TASK TO COMPLETE: Restate the lines word for word, from the first line of the records through the line containing "const volTicks = [276400, 207300, 138200, 69100];". Leave out the pictures and anything after that line.

········

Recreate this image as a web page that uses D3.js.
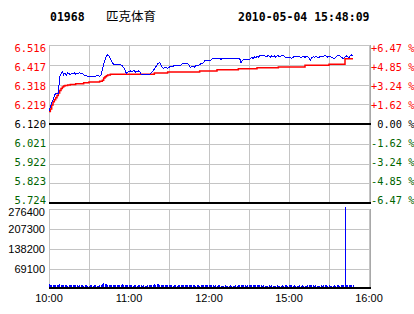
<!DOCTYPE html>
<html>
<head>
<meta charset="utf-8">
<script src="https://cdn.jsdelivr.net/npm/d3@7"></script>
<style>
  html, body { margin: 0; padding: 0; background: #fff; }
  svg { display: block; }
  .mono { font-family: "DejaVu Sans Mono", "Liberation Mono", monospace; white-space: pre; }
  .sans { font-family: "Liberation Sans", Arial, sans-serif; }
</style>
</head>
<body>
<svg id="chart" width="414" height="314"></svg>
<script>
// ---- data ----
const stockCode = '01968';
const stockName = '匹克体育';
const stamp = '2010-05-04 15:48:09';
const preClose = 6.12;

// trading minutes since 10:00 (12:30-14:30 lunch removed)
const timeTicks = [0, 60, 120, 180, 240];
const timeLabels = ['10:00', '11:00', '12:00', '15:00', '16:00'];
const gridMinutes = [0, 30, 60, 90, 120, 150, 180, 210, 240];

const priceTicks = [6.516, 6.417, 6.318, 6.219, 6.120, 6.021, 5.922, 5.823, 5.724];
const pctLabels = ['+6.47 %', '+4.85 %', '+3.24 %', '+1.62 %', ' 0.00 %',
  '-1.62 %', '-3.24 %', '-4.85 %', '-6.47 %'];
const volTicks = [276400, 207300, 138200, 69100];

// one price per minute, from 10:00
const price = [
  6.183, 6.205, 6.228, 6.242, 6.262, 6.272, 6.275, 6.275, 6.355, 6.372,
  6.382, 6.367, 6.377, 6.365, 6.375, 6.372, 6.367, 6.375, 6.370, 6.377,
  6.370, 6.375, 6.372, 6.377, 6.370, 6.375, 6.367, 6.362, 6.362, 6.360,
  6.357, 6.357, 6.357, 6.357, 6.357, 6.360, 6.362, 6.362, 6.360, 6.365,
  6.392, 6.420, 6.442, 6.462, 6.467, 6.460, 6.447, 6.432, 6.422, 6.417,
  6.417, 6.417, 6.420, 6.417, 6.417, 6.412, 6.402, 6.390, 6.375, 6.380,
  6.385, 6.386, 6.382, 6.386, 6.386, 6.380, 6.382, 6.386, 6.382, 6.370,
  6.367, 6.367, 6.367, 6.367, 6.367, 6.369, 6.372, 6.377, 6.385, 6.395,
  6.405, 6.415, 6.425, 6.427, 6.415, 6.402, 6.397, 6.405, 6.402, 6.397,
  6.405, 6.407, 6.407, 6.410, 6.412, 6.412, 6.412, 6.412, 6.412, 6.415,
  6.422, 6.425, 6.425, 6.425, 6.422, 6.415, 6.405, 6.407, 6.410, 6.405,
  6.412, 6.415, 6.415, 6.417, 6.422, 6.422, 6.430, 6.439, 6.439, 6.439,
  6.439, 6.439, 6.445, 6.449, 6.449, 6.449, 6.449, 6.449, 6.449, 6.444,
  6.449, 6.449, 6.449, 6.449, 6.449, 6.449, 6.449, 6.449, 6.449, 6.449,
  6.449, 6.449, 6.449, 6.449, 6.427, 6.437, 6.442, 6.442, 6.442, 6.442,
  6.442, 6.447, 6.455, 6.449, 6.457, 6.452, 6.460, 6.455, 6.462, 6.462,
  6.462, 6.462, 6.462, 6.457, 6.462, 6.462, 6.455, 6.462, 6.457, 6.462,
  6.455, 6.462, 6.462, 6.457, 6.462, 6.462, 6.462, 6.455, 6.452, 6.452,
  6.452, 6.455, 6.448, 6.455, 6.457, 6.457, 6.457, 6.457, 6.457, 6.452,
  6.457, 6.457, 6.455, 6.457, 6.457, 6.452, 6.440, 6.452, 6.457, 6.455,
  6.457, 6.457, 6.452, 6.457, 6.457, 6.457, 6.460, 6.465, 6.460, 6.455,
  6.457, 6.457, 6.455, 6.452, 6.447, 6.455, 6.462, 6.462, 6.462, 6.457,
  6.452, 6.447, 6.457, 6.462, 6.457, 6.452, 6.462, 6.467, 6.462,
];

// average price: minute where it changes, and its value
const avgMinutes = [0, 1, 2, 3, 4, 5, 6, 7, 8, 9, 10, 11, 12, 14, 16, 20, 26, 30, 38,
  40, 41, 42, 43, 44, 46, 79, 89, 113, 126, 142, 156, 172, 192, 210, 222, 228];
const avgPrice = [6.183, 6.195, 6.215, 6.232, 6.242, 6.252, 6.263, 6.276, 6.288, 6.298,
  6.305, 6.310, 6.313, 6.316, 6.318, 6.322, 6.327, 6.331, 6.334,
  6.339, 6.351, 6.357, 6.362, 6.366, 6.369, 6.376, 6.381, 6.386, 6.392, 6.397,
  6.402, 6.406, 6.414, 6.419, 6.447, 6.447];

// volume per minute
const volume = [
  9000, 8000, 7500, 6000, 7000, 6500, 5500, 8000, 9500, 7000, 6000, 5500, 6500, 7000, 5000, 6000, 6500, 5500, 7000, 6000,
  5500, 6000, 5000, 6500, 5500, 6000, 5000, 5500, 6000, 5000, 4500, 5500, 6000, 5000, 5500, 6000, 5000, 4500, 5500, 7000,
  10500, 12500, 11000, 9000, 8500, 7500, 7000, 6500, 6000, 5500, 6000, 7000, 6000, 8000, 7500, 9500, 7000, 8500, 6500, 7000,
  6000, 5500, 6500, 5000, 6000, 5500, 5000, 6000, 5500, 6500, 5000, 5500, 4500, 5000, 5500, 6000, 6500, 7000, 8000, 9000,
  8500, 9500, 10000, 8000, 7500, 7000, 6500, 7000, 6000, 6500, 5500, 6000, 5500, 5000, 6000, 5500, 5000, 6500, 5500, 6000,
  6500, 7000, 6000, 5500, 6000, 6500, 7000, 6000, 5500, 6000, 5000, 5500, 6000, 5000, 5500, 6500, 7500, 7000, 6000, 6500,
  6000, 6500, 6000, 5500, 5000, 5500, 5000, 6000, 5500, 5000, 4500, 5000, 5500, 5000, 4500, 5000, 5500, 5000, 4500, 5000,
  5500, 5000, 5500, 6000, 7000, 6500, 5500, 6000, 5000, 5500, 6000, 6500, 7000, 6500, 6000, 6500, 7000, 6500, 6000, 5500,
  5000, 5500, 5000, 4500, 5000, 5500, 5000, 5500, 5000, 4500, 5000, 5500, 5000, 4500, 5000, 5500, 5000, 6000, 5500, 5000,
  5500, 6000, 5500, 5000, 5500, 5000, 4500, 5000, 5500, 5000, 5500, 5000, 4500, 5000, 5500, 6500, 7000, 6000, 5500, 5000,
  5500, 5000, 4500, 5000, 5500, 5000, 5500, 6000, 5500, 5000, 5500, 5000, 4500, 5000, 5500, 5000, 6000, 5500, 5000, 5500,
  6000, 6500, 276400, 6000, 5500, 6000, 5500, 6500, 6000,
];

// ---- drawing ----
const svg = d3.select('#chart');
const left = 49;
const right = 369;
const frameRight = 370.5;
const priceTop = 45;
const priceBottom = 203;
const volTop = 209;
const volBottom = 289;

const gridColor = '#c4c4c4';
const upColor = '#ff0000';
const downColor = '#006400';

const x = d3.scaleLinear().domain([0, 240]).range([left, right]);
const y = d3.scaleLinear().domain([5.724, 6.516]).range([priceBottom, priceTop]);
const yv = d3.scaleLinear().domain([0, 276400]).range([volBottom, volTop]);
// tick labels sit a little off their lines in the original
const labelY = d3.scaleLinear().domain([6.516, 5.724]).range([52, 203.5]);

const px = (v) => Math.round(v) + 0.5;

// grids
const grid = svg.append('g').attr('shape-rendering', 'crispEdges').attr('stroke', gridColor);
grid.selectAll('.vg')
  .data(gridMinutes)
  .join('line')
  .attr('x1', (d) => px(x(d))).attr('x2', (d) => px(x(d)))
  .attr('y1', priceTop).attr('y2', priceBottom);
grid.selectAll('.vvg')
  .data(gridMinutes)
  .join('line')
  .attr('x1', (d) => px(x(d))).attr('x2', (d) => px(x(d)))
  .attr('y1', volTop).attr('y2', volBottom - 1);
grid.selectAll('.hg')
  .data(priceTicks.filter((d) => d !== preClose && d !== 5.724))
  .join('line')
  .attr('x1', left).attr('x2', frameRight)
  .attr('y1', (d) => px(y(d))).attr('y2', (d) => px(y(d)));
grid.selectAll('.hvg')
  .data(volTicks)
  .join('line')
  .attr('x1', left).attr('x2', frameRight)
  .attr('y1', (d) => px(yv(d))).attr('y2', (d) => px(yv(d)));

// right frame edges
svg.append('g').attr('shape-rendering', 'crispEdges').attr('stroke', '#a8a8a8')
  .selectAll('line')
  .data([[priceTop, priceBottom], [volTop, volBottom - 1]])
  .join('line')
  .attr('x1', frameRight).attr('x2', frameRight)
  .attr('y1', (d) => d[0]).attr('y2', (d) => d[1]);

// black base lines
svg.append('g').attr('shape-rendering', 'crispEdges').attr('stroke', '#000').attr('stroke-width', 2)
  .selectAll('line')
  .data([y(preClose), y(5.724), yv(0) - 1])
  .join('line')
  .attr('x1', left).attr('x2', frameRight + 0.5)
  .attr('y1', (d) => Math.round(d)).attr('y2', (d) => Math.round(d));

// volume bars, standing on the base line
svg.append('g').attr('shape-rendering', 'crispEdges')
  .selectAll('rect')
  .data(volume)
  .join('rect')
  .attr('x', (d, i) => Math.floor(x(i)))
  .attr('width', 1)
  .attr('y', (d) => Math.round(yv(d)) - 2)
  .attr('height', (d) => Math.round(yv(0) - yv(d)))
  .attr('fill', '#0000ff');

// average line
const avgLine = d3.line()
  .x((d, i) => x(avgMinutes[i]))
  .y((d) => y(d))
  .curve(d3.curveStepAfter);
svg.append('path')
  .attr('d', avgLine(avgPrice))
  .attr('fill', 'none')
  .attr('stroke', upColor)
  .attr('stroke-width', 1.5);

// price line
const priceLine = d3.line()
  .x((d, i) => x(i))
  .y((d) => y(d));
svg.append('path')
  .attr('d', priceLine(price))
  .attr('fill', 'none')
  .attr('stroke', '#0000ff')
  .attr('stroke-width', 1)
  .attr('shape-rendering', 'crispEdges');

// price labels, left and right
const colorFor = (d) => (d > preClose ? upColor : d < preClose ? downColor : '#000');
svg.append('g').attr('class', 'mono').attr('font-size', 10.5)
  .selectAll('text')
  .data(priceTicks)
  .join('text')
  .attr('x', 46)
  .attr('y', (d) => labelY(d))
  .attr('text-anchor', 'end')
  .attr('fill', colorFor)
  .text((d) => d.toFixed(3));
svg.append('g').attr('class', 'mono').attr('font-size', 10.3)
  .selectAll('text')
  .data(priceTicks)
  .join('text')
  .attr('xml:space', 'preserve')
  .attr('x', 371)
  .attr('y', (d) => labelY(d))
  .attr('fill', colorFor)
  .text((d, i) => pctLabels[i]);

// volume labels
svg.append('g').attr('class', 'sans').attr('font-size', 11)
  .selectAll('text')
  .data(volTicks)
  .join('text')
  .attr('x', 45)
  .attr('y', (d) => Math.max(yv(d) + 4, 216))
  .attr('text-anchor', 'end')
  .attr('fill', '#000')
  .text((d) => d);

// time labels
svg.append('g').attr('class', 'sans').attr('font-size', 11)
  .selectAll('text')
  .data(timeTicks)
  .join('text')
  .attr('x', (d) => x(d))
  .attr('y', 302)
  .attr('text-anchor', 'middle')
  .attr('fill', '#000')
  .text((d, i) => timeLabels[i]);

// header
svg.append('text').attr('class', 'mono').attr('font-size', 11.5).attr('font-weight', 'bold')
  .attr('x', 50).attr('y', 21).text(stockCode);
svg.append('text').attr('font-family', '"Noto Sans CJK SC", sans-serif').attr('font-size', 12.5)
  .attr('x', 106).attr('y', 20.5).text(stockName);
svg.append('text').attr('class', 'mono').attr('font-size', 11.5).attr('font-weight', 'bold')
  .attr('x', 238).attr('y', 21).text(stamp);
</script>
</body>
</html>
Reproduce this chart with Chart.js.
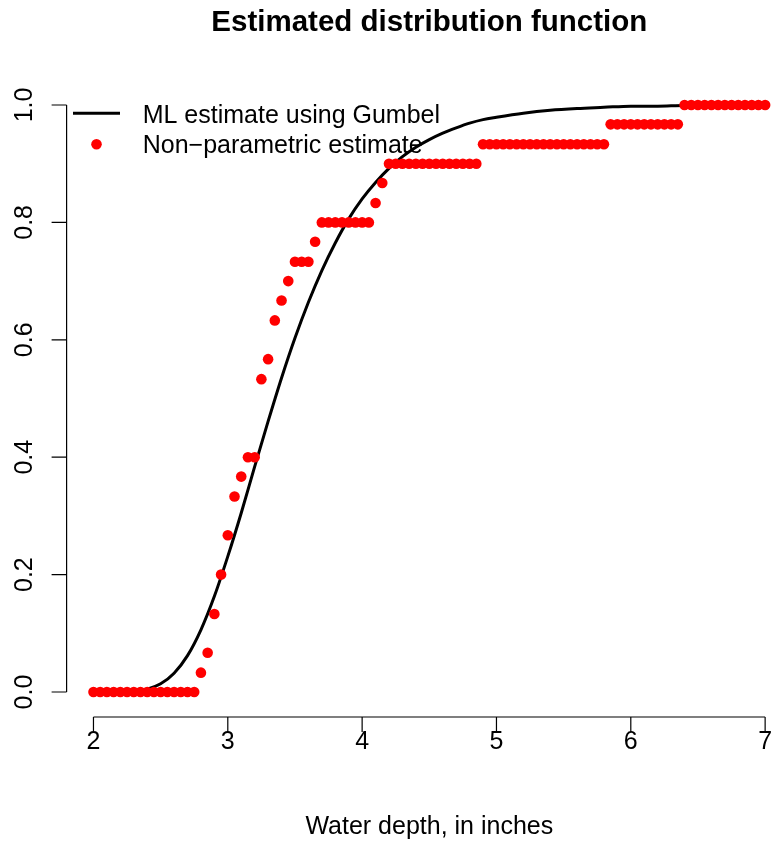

········

SOLUTION TO THE EXERCISE:
Recreate this image as a web page that uses D3.js.
<!DOCTYPE html>
<html>
<head>
<meta charset="utf-8">
<script src="https://cdn.jsdelivr.net/npm/d3@7"></script>
<style>
  html, body { margin: 0; padding: 0; background: #fff; }
  svg { display: block; }
  .mono { font-family: "DejaVu Sans Mono", "Liberation Mono", monospace; white-space: pre; }
  .sans { font-family: "Liberation Sans", Arial, sans-serif; }
</style>
</head>
<body>
<svg id="chart" width="414" height="314"></svg>
<script>
// ---- data ----
const stockCode = '01968';
const stockName = '匹克体育';
const stamp = '2010-05-04 15:48:09';
const preClose = 6.12;

// trading minutes since 10:00 (12:30-14:30 lunch removed)
const timeTicks = [0, 60, 120, 180, 240];
const timeLabels = ['10:00', '11:00', '12:00', '15:00', '16:00'];
const gridMinutes = [0, 30, 60, 90, 120, 150, 180, 210, 240];

const priceTicks = [6.516, 6.417, 6.318, 6.219, 6.120, 6.021, 5.922, 5.823, 5.724];
const pctLabels = ['+6.47 %', '+4.85 %', '+3.24 %', '+1.62 %', ' 0.00 %',
  '-1.62 %', '-3.24 %', '-4.85 %', '-6.47 %'];
const volTicks = [276400, 207300, 138200, 69100];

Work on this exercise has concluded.